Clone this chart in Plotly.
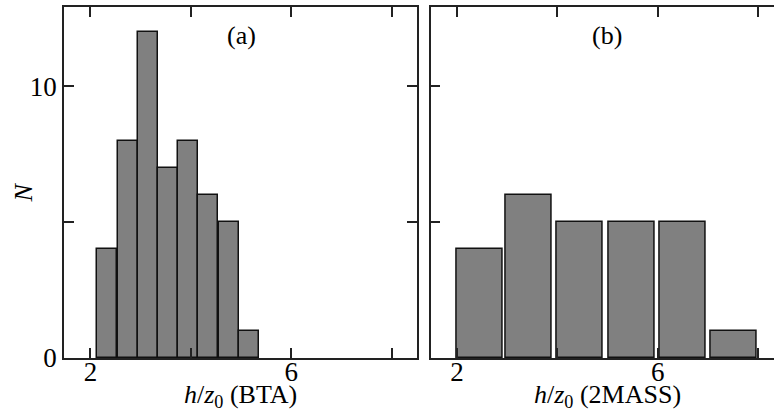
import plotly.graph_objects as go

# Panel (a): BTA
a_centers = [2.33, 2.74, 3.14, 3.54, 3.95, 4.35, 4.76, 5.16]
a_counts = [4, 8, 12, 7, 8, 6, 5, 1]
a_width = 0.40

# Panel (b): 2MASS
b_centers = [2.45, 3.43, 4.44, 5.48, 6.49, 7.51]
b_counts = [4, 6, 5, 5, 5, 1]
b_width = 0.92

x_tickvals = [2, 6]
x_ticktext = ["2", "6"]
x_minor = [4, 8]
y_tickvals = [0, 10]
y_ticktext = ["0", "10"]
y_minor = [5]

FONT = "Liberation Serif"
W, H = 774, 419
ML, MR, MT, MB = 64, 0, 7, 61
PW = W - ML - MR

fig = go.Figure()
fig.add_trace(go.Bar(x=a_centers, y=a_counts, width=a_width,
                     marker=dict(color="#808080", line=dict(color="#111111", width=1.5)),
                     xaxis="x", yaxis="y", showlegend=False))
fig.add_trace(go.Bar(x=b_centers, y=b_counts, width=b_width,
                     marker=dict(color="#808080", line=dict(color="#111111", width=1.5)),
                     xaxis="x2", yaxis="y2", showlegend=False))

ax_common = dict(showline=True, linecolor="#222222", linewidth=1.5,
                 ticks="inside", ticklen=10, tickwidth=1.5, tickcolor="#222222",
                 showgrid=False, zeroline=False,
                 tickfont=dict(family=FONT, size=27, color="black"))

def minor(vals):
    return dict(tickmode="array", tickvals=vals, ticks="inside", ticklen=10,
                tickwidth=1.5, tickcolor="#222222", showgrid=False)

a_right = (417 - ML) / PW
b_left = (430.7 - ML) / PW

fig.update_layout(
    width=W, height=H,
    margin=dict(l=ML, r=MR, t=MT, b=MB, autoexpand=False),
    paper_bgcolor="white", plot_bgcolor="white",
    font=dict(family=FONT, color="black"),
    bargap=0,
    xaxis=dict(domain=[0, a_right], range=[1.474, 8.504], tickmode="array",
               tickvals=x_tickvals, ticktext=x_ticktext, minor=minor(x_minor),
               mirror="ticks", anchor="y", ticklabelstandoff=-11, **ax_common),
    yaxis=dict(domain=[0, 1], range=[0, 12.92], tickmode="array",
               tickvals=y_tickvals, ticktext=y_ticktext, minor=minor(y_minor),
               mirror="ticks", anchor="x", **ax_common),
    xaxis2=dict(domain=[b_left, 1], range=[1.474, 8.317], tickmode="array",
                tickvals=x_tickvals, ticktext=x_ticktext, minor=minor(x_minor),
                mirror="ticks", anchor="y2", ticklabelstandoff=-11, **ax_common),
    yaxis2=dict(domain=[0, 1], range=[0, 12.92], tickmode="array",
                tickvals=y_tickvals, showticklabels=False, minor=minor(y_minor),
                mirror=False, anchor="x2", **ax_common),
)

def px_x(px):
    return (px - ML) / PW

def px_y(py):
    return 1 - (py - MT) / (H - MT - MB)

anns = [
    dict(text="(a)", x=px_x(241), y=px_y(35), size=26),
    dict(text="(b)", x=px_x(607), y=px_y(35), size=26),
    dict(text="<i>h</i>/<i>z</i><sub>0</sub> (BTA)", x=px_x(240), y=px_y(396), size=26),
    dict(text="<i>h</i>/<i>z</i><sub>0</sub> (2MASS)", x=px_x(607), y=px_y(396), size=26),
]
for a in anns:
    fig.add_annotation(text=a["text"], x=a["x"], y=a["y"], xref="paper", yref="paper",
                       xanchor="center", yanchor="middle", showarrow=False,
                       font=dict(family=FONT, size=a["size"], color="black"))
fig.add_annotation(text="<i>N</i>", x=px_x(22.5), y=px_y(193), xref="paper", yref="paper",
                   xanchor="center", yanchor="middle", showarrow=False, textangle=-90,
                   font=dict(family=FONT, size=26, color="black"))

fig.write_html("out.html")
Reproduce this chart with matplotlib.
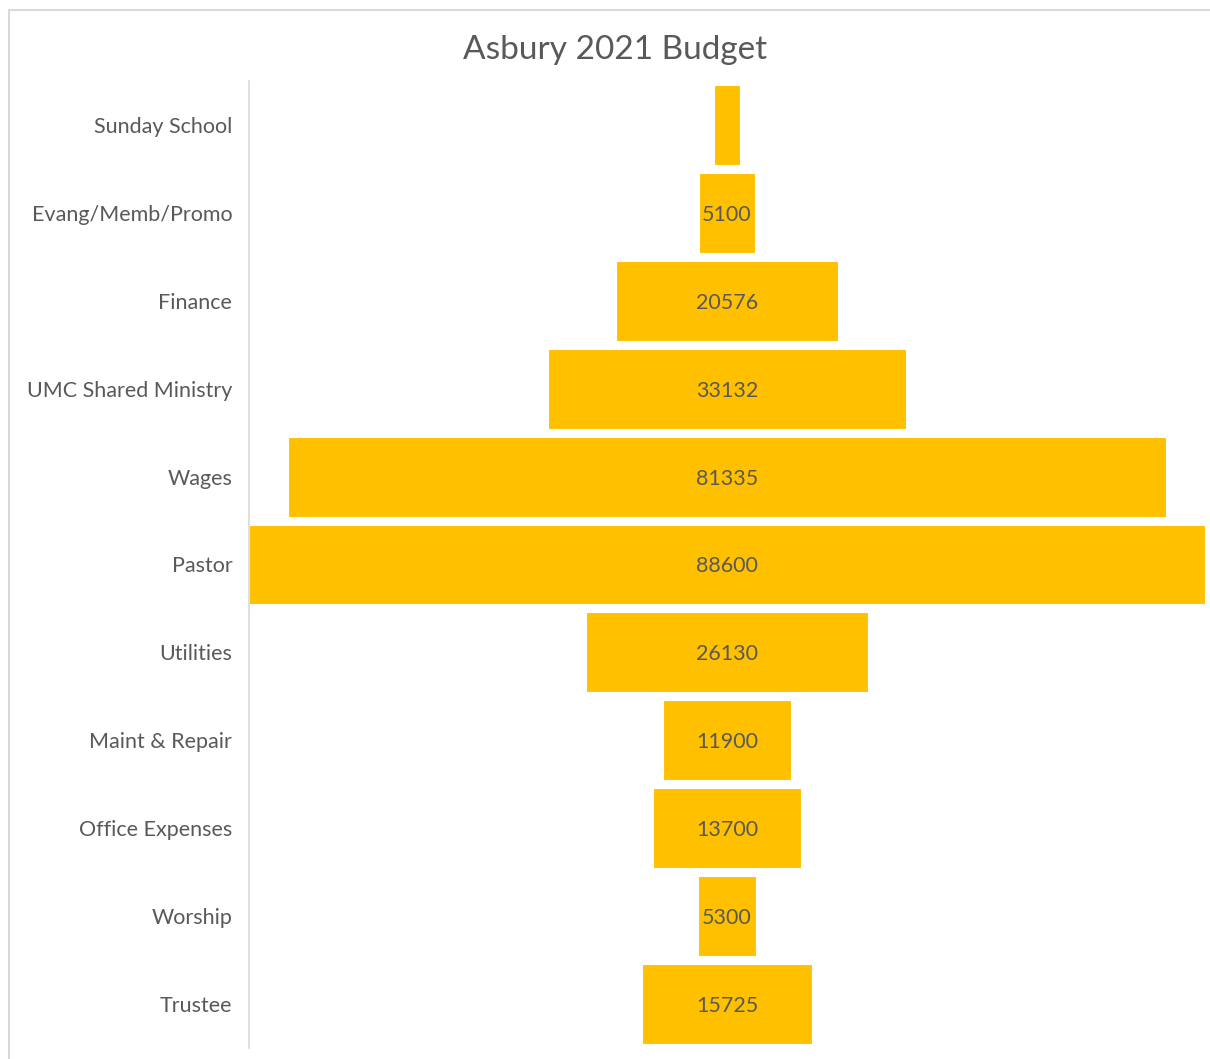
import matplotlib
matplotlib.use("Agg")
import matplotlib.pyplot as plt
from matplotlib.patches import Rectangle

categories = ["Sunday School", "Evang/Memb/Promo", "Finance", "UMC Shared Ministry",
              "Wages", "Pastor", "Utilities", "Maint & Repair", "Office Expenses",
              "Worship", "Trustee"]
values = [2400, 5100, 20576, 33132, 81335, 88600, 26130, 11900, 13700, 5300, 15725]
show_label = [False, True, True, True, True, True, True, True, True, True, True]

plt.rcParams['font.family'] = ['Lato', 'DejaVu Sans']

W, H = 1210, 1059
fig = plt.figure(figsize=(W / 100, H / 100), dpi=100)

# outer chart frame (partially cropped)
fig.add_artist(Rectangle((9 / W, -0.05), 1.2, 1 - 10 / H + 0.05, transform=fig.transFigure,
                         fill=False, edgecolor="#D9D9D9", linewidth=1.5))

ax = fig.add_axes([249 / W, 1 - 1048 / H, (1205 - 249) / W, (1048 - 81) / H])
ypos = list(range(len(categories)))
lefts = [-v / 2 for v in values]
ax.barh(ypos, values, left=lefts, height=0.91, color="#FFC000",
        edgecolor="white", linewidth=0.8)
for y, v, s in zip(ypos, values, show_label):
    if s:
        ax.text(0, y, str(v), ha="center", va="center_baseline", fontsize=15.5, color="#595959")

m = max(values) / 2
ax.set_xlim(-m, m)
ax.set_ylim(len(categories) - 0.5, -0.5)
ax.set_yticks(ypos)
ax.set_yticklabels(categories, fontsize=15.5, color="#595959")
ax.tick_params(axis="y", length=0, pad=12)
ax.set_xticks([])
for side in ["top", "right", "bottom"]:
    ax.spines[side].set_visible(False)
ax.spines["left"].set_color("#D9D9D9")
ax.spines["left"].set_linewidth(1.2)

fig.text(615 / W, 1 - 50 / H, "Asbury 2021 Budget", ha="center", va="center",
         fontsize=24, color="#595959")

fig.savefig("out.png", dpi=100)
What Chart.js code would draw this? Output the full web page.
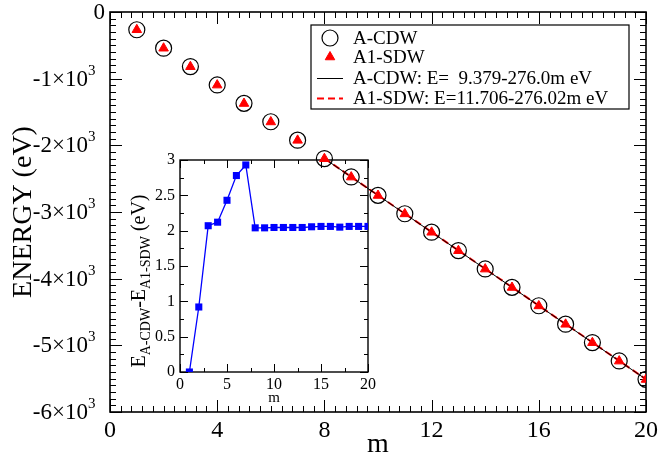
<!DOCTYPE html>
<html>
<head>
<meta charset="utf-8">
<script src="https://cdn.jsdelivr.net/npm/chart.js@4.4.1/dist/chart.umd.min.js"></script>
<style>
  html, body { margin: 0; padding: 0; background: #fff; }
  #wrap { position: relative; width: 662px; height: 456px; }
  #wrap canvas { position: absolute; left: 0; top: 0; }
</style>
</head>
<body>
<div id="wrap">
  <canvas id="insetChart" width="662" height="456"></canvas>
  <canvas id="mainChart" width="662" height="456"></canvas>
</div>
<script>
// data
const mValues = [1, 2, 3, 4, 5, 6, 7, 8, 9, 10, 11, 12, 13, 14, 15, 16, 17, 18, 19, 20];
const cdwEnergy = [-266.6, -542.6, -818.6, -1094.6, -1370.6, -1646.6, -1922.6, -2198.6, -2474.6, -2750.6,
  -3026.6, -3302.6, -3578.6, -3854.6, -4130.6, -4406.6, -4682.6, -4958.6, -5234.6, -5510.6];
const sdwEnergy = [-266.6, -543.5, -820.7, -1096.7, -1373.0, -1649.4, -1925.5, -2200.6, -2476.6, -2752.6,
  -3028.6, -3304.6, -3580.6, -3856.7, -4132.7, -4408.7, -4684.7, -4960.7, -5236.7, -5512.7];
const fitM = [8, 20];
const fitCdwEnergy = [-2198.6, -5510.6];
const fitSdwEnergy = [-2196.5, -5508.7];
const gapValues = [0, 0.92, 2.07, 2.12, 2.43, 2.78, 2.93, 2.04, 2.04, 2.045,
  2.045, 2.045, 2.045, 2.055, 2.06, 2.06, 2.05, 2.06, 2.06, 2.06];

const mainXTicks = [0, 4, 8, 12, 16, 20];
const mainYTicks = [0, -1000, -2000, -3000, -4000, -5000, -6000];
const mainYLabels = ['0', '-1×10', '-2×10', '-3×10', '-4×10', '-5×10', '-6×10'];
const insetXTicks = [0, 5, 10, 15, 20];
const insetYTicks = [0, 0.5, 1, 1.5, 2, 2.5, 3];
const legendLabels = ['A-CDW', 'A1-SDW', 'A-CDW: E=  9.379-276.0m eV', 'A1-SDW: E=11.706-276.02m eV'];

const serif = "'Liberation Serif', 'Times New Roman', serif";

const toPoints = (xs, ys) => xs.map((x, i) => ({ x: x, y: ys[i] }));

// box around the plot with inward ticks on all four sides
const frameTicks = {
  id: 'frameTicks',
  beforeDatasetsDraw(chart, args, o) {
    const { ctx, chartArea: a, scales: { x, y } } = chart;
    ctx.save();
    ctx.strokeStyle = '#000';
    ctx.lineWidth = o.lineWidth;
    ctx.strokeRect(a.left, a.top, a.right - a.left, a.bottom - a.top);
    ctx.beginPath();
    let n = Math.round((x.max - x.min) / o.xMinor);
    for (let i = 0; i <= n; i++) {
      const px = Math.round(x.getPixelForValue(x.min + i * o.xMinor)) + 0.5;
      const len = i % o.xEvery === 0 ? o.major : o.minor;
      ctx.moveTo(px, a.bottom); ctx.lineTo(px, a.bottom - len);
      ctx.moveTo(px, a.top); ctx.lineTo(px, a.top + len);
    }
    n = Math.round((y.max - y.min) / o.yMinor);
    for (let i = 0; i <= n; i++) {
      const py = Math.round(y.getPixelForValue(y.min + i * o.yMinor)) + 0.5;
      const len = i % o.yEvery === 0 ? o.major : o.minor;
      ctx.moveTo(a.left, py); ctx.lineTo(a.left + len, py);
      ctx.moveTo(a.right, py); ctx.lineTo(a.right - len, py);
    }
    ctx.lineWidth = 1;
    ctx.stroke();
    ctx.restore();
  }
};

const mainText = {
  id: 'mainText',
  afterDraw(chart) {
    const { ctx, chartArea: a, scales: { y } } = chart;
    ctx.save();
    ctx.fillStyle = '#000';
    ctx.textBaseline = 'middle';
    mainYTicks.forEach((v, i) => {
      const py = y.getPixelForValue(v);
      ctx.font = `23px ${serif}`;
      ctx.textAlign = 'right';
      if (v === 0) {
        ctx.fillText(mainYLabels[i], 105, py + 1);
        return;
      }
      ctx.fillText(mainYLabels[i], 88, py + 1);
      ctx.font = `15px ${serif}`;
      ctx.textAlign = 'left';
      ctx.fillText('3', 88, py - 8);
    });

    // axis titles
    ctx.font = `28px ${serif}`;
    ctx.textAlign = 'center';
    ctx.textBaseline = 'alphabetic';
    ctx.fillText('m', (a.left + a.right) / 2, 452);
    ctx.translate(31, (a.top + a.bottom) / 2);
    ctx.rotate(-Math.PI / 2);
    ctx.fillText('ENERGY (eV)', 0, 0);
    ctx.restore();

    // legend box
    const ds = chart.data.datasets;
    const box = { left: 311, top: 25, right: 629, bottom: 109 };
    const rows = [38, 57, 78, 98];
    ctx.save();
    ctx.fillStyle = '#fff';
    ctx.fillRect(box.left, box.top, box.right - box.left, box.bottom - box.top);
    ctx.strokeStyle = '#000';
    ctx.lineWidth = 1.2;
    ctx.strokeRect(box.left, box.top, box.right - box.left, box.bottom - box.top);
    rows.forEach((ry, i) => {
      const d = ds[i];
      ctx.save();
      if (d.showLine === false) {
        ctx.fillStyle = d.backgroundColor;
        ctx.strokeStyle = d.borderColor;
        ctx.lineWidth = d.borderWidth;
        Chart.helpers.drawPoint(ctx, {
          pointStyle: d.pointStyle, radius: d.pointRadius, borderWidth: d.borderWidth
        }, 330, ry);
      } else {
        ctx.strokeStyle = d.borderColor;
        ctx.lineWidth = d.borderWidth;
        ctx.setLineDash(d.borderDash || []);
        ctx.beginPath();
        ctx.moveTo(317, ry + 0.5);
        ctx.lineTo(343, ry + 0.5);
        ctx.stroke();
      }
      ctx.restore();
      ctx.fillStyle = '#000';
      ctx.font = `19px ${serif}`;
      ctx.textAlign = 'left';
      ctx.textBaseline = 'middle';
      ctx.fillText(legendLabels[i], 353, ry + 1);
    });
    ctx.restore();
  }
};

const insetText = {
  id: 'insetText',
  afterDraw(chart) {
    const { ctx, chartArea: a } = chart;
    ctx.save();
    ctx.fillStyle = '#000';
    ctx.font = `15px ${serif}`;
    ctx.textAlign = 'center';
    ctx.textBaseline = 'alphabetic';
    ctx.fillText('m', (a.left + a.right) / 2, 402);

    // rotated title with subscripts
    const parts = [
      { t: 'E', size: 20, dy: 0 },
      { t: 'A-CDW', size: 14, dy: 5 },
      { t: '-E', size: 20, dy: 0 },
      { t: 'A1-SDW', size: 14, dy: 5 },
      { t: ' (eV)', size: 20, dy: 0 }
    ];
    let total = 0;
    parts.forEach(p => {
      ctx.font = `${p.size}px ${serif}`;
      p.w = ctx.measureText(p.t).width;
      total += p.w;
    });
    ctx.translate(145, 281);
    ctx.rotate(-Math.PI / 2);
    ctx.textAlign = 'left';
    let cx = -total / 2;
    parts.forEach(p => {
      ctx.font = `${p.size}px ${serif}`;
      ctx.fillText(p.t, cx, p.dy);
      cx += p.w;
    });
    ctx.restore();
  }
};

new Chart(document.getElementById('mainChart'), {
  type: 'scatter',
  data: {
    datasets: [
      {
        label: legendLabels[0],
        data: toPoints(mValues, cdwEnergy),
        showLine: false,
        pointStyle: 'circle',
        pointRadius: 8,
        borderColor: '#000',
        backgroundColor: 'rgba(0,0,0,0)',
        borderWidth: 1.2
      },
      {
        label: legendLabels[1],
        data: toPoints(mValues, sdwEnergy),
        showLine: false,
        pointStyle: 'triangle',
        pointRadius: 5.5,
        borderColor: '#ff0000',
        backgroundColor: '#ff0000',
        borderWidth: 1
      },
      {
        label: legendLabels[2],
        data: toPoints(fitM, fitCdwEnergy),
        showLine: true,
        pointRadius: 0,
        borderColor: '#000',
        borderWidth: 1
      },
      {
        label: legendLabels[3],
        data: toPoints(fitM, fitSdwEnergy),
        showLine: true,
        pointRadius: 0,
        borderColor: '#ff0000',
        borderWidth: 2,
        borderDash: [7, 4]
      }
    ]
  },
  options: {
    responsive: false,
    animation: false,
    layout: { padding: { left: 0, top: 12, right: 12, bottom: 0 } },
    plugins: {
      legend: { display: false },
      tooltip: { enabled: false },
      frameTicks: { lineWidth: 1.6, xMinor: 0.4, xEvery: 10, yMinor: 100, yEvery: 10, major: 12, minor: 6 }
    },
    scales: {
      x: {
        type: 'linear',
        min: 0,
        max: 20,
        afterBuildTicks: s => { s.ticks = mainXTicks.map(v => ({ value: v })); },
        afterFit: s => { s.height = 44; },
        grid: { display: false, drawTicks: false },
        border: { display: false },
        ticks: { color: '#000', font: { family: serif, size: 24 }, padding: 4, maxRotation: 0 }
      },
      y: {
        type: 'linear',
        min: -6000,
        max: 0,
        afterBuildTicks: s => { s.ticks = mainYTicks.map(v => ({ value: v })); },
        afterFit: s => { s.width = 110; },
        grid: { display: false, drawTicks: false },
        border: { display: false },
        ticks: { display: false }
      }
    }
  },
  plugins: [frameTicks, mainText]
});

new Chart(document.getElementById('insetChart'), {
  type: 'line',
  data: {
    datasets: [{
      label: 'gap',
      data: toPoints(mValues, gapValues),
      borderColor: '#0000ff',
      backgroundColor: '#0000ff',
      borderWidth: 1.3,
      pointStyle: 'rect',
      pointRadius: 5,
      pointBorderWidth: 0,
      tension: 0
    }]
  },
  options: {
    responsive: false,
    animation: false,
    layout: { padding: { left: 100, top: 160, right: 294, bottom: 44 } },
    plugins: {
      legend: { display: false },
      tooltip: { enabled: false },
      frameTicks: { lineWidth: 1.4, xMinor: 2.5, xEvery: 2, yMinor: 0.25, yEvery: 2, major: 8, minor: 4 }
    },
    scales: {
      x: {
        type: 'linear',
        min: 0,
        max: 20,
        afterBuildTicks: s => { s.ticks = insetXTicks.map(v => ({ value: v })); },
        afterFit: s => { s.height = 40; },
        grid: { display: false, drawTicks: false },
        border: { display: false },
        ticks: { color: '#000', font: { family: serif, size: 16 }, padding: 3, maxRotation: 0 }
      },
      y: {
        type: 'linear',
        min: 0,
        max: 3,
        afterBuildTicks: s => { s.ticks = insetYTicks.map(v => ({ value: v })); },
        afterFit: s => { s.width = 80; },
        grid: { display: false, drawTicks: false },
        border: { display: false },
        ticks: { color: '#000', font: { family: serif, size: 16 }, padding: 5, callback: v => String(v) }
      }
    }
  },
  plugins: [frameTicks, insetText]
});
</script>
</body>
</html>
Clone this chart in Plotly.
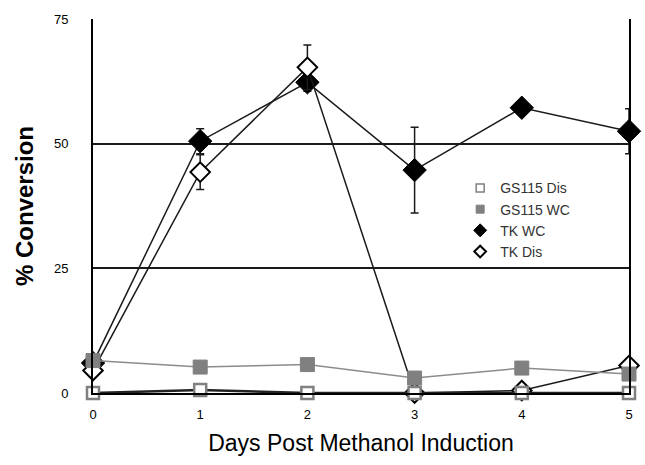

What you should do - Please transcribe, word for word, every line from the first line of the records above through the line containing "PW = W - ML - MR", and leave out any pictures.

Response to the task -
Clone this chart in Plotly.
import plotly.graph_objects as go

# Panel (a): BTA
a_centers = [2.33, 2.74, 3.14, 3.54, 3.95, 4.35, 4.76, 5.16]
a_counts = [4, 8, 12, 7, 8, 6, 5, 1]
a_width = 0.40

# Panel (b): 2MASS
b_centers = [2.45, 3.43, 4.44, 5.48, 6.49, 7.51]
b_counts = [4, 6, 5, 5, 5, 1]
b_width = 0.92

x_tickvals = [2, 6]
x_ticktext = ["2", "6"]
x_minor = [4, 8]
y_tickvals = [0, 10]
y_ticktext = ["0", "10"]
y_minor = [5]

FONT = "Liberation Serif"
W, H = 774, 419
ML, MR, MT, MB = 64, 0, 7, 61
PW = W - ML - MR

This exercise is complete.